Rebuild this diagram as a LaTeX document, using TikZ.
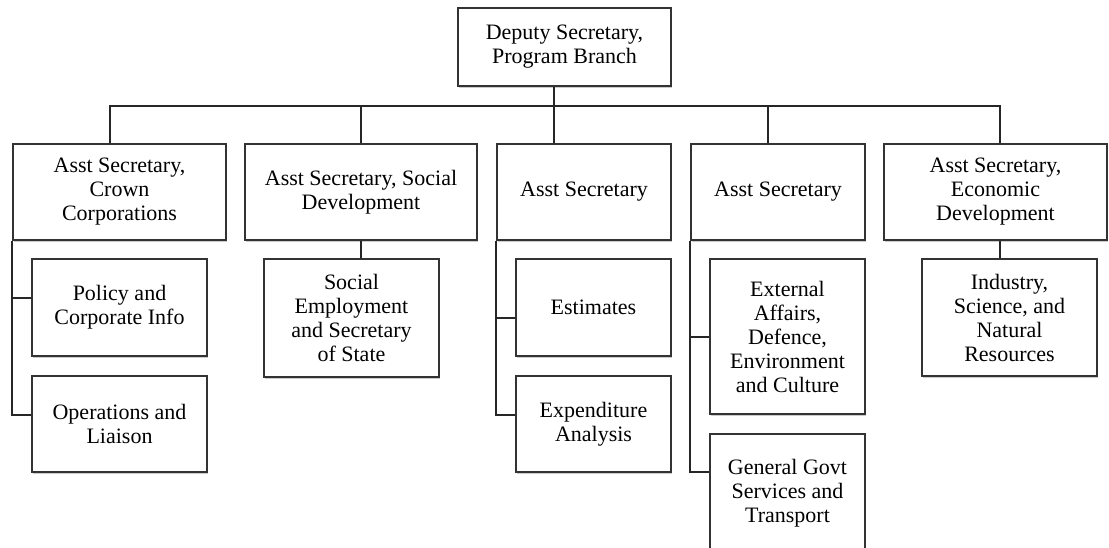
\documentclass[tikz,border=0pt]{standalone}
\usepackage{fontspec}
\setmainfont{Liberation Serif}
\usetikzlibrary{shadows,calc}
\tikzset{
  orgbox/.style={draw=black!80, line width=2pt, fill=white, align=center,
    inner sep=0pt, font=\fontsize{22}{24}\selectfont,
    drop shadow={shadow xshift=1.2pt, shadow yshift=-1.8pt, fill=black!40, opacity=0.5}},
  link/.style={draw=black!85, line width=2pt},
}
\begin{document}
\begin{tikzpicture}[x=1pt,y=-1pt]
\clip (0,0) rectangle (1109,548);
\fill[white] (0,0) rectangle (1109,548);
% top
\node[orgbox, minimum width=213pt, minimum height=78pt] (top) at (564.5,47) {Deputy Secretary,\\Program Branch};
% level 2
\node[orgbox, minimum width=213pt, minimum height=96pt] (b1) at (119.5,192) {Asst Secretary,\\Crown\\Corporations};
\node[orgbox, minimum width=232pt, minimum height=96pt] (b2) at (361,192) {Asst Secretary, Social\\Development};
\node[orgbox, minimum width=174pt, minimum height=96pt] (b3) at (584,192) {Asst Secretary};
\node[orgbox, minimum width=174pt, minimum height=96pt] (b4) at (778,192) {Asst Secretary};
\node[orgbox, minimum width=223pt, minimum height=96pt] (b5) at (995.5,192) {Asst Secretary,\\Economic\\Development};
% level 3
\node[orgbox, minimum width=175pt, minimum height=97pt] (pol) at (119.5,307.5) {Policy and\\Corporate Info};
\node[orgbox, minimum width=175pt, minimum height=96pt] (ops) at (119.5,424) {Operations and\\Liaison};
\node[orgbox, minimum width=175pt, minimum height=118pt] (soc) at (351.5,318) {Social\\Employment\\and Secretary\\of State};
\node[orgbox, minimum width=155pt, minimum height=97pt] (est) at (593.5,307.5) {Estimates};
\node[orgbox, minimum width=155pt, minimum height=96pt] (exp) at (593.5,424) {Expenditure\\Analysis};
\node[orgbox, minimum width=155pt, minimum height=155pt] (ext) at (787.5,336.5) {External\\Affairs,\\Defence,\\Environment\\and Culture};
\node[orgbox, minimum width=155pt, minimum height=118pt] (gen) at (787.5,493) {General Govt\\Services and\\Transport};
\node[orgbox, minimum width=175pt, minimum height=117pt] (ind) at (1009.5,317.5) {Industry,\\Science, and\\Natural\\Resources};
% bus
\coordinate (j1) at (110,106);
\coordinate (j2) at (361,106);
\coordinate (j3) at (554,106);
\coordinate (j4) at (768,106);
\coordinate (j5) at (1000,106);
\draw[link] (j1 |- b1.north) -- (j1) -- (j5) -- (j5 |- b5.north);
\draw[link] (j3 |- top.south) -- (j3 |- b3.north);
\draw[link] (j2) -- (j2 |- b2.north);
\draw[link] (j4) -- (j4 |- b4.north);
% level 3 links
\draw[link] (b1.south west) |- ($(ops.west)+(0,-9)$);
\draw[link] ($(b1.south west |- pol.west)+(0,-9.5)$) -- ($(pol.west)+(0,-9.5)$);
\draw[link] (j2 |- b2.south) -- (j2 |- soc.north);
\draw[link] (b3.south west) |- ($(exp.west)+(0,-9)$);
\draw[link] ($(b3.south west |- est.west)+(0,10.5)$) -- ($(est.west)+(0,10.5)$);
\draw[link] (b4.south west) |- ($(gen.west)+(0,-21)$);
\draw[link] (b4.south west |- ext.west) -- (ext.west);
\draw[link] (j5 |- b5.south) -- (j5 |- ind.north);
\end{tikzpicture}
\end{document}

^^^^

Transcribe the whole listing, character for character, but not its images.

## TASK ANSWER
Rebuild this diagram as a LaTeX document, using TikZ.
\documentclass[tikz,border=0pt]{standalone}
\usepackage{fontspec}
\setmainfont{Liberation Serif}
\usetikzlibrary{shadows,calc}
\tikzset{
  orgbox/.style={draw=black!80, line width=2pt, fill=white, align=center,
    inner sep=0pt, font=\fontsize{22}{24}\selectfont,
    drop shadow={shadow xshift=1.2pt, shadow yshift=-1.8pt, fill=black!40, opacity=0.5}},
  link/.style={draw=black!85, line width=2pt},
}
\begin{document}
\begin{tikzpicture}[x=1pt,y=-1pt]
\clip (0,0) rectangle (1109,548);
\fill[white] (0,0) rectangle (1109,548);
% top
\node[orgbox, minimum width=213pt, minimum height=78pt] (top) at (564.5,47) {Deputy Secretary,\\Program Branch};
% level 2
\node[orgbox, minimum width=213pt, minimum height=96pt] (b1) at (119.5,192) {Asst Secretary,\\Crown\\Corporations};
\node[orgbox, minimum width=232pt, minimum height=96pt] (b2) at (361,192) {Asst Secretary, Social\\Development};
\node[orgbox, minimum width=174pt, minimum height=96pt] (b3) at (584,192) {Asst Secretary};
\node[orgbox, minimum width=174pt, minimum height=96pt] (b4) at (778,192) {Asst Secretary};
\node[orgbox, minimum width=223pt, minimum height=96pt] (b5) at (995.5,192) {Asst Secretary,\\Economic\\Development};
% level 3
\node[orgbox, minimum width=175pt, minimum height=97pt] (pol) at (119.5,307.5) {Policy and\\Corporate Info};
\node[orgbox, minimum width=175pt, minimum height=96pt] (ops) at (119.5,424) {Operations and\\Liaison};
\node[orgbox, minimum width=175pt, minimum height=118pt] (soc) at (351.5,318) {Social\\Employment\\and Secretary\\of State};
\node[orgbox, minimum width=155pt, minimum height=97pt] (est) at (593.5,307.5) {Estimates};
\node[orgbox, minimum width=155pt, minimum height=96pt] (exp) at (593.5,424) {Expenditure\\Analysis};
\node[orgbox, minimum width=155pt, minimum height=155pt] (ext) at (787.5,336.5) {External\\Affairs,\\Defence,\\Environment\\and Culture};
\node[orgbox, minimum width=155pt, minimum height=118pt] (gen) at (787.5,493) {General Govt\\Services and\\Transport};
\node[orgbox, minimum width=175pt, minimum height=117pt] (ind) at (1009.5,317.5) {Industry,\\Science, and\\Natural\\Resources};
% bus
\coordinate (j1) at (110,106);
\coordinate (j2) at (361,106);
\coordinate (j3) at (554,106);
\coordinate (j4) at (768,106);
\coordinate (j5) at (1000,106);
\draw[link] (j1 |- b1.north) -- (j1) -- (j5) -- (j5 |- b5.north);
\draw[link] (j3 |- top.south) -- (j3 |- b3.north);
\draw[link] (j2) -- (j2 |- b2.north);
\draw[link] (j4) -- (j4 |- b4.north);
% level 3 links
\draw[link] (b1.south west) |- ($(ops.west)+(0,-9)$);
\draw[link] ($(b1.south west |- pol.west)+(0,-9.5)$) -- ($(pol.west)+(0,-9.5)$);
\draw[link] (j2 |- b2.south) -- (j2 |- soc.north);
\draw[link] (b3.south west) |- ($(exp.west)+(0,-9)$);
\draw[link] ($(b3.south west |- est.west)+(0,10.5)$) -- ($(est.west)+(0,10.5)$);
\draw[link] (b4.south west) |- ($(gen.west)+(0,-21)$);
\draw[link] (b4.south west |- ext.west) -- (ext.west);
\draw[link] (j5 |- b5.south) -- (j5 |- ind.north);
\end{tikzpicture}
\end{document}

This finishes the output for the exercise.